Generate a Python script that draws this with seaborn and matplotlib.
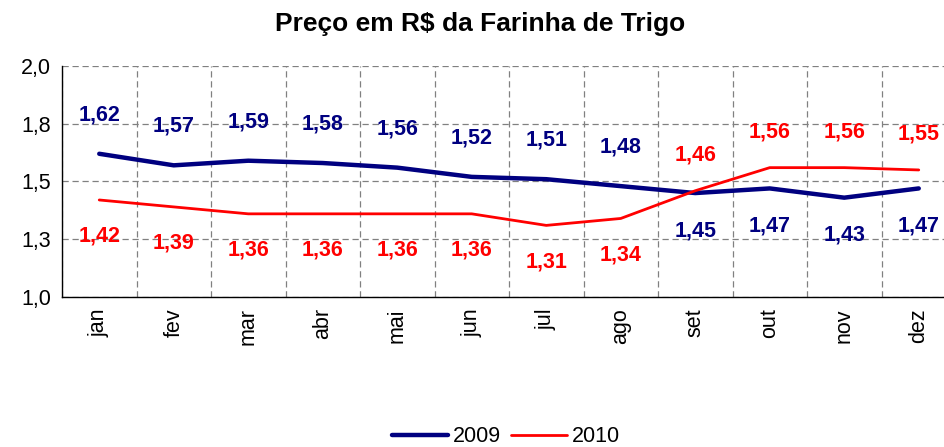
import numpy as np
import pandas as pd
import matplotlib
matplotlib.use("Agg")
import matplotlib.pyplot as plt
from matplotlib.ticker import FixedLocator
import seaborn as sns

meses = ['jan', 'fev', 'mar', 'abr', 'mai', 'jun', 'jul', 'ago', 'set', 'out', 'nov', 'dez']
preco_2009 = [1.62, 1.57, 1.59, 1.58, 1.56, 1.52, 1.51, 1.48, 1.45, 1.47, 1.43, 1.47]
preco_2010 = [1.42, 1.39, 1.36, 1.36, 1.36, 1.36, 1.31, 1.34, 1.46, 1.56, 1.56, 1.55]
y_ticks = [1.0, 1.25, 1.5, 1.75, 2.0]
y_labels = ['1,0', '1,3', '1,5', '1,8', '2,0']

sns.set_style("white")
plt.rcParams['font.family'] = ['Liberation Sans', 'DejaVu Sans']
plt.rcParams['text.color'] = 'black'
plt.rcParams['xtick.color'] = 'black'
plt.rcParams['ytick.color'] = 'black'

df = pd.DataFrame({
    'mes': meses * 2,
    'preco': preco_2009 + preco_2010,
    'ano': ['2009'] * 12 + ['2010'] * 12,
})

fig = plt.figure(figsize=(9.44, 4.47), dpi=100)
ax = fig.add_axes([62 / 944, 1 - 297 / 447, 894 / 944, 231 / 447])

sns.lineplot(data=df[df.ano == '2009'], x='mes', y='preco', color='#000080',
             linewidth=3.2, label='2009', ax=ax, sort=False)
sns.lineplot(data=df[df.ano == '2010'], x='mes', y='preco', color='#FF0000',
             linewidth=2.0, label='2010', ax=ax, sort=False)

# data labels: 2009 above / 2010 below for jan-ago, swapped afterwards
for i in range(12):
    up09 = i < 8
    ax.annotate(f"{preco_2009[i]:.2f}".replace('.', ','), (i, preco_2009[i]),
                xytext=(0, 28 if up09 else -27), textcoords='offset points',
                ha='center', va='center', color='#000080', fontsize=15.5, fontweight='bold')
    ax.annotate(f"{preco_2010[i]:.2f}".replace('.', ','), (i, preco_2010[i]),
                xytext=(0, -26 if up09 else 26), textcoords='offset points',
                ha='center', va='center', color='#FF0000', fontsize=15.5, fontweight='bold')

ax.set_xlim(-0.5, 11.5)
ax.set_ylim(1.0, 2.0)
ax.set_yticks(y_ticks)
ax.set_yticklabels(y_labels, fontsize=15.5)
ax.xaxis.set_major_locator(FixedLocator(range(12)))
ax.set_xticklabels(meses, rotation=90, fontsize=15.5)
ax.xaxis.set_minor_locator(FixedLocator(np.arange(-0.5, 12, 1)))
ax.tick_params(axis='x', which='major', length=0, pad=8)
ax.tick_params(axis='x', which='minor', length=5, color='black', direction='out')
ax.tick_params(axis='y', length=5, color='black', direction='out', pad=3)
ax.set_xlabel('')
ax.set_ylabel('')

ax.grid(True, axis='y', which='major', color='#808080', linestyle=(0, (5, 3)), linewidth=0.9)
ax.grid(True, axis='x', which='minor', color='#808080', linestyle=(0, (5, 3)), linewidth=0.9)
ax.grid(False, axis='x', which='major')

for s in ['top', 'right']:
    ax.spines[s].set_visible(False)
for s in ['left', 'bottom']:
    ax.spines[s].set_color('black')
    ax.spines[s].set_linewidth(1.0)

ax.legend_.remove()
handles, labels = ax.get_legend_handles_labels()
fig.legend(handles, labels, loc='center', bbox_to_anchor=(506 / 944, 1 - 437 / 447),
           ncol=2, frameon=False, fontsize=15.5, handlelength=2.6, columnspacing=0.5,
           handletextpad=0.2)

fig.text(480 / 944, 1 - 24 / 447, 'Preço em R$ da Farinha de Trigo', ha='center', va='center',
         fontsize=19, fontweight='bold', color='black')

fig.savefig('out.png', dpi=100)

+ + +

• _DO THIS_:
Repeat the lines above, starting at the first and stopping after the line that holds "y_labels = ['1,0', '1,3', '1,5', '1,8', '2,0']", with the pictures left out.

• _EXPECTED ANSWER_:
Generate a Python script that draws this with seaborn and matplotlib.
import numpy as np
import pandas as pd
import matplotlib
matplotlib.use("Agg")
import matplotlib.pyplot as plt
from matplotlib.ticker import FixedLocator
import seaborn as sns

meses = ['jan', 'fev', 'mar', 'abr', 'mai', 'jun', 'jul', 'ago', 'set', 'out', 'nov', 'dez']
preco_2009 = [1.62, 1.57, 1.59, 1.58, 1.56, 1.52, 1.51, 1.48, 1.45, 1.47, 1.43, 1.47]
preco_2010 = [1.42, 1.39, 1.36, 1.36, 1.36, 1.36, 1.31, 1.34, 1.46, 1.56, 1.56, 1.55]
y_ticks = [1.0, 1.25, 1.5, 1.75, 2.0]
y_labels = ['1,0', '1,3', '1,5', '1,8', '2,0']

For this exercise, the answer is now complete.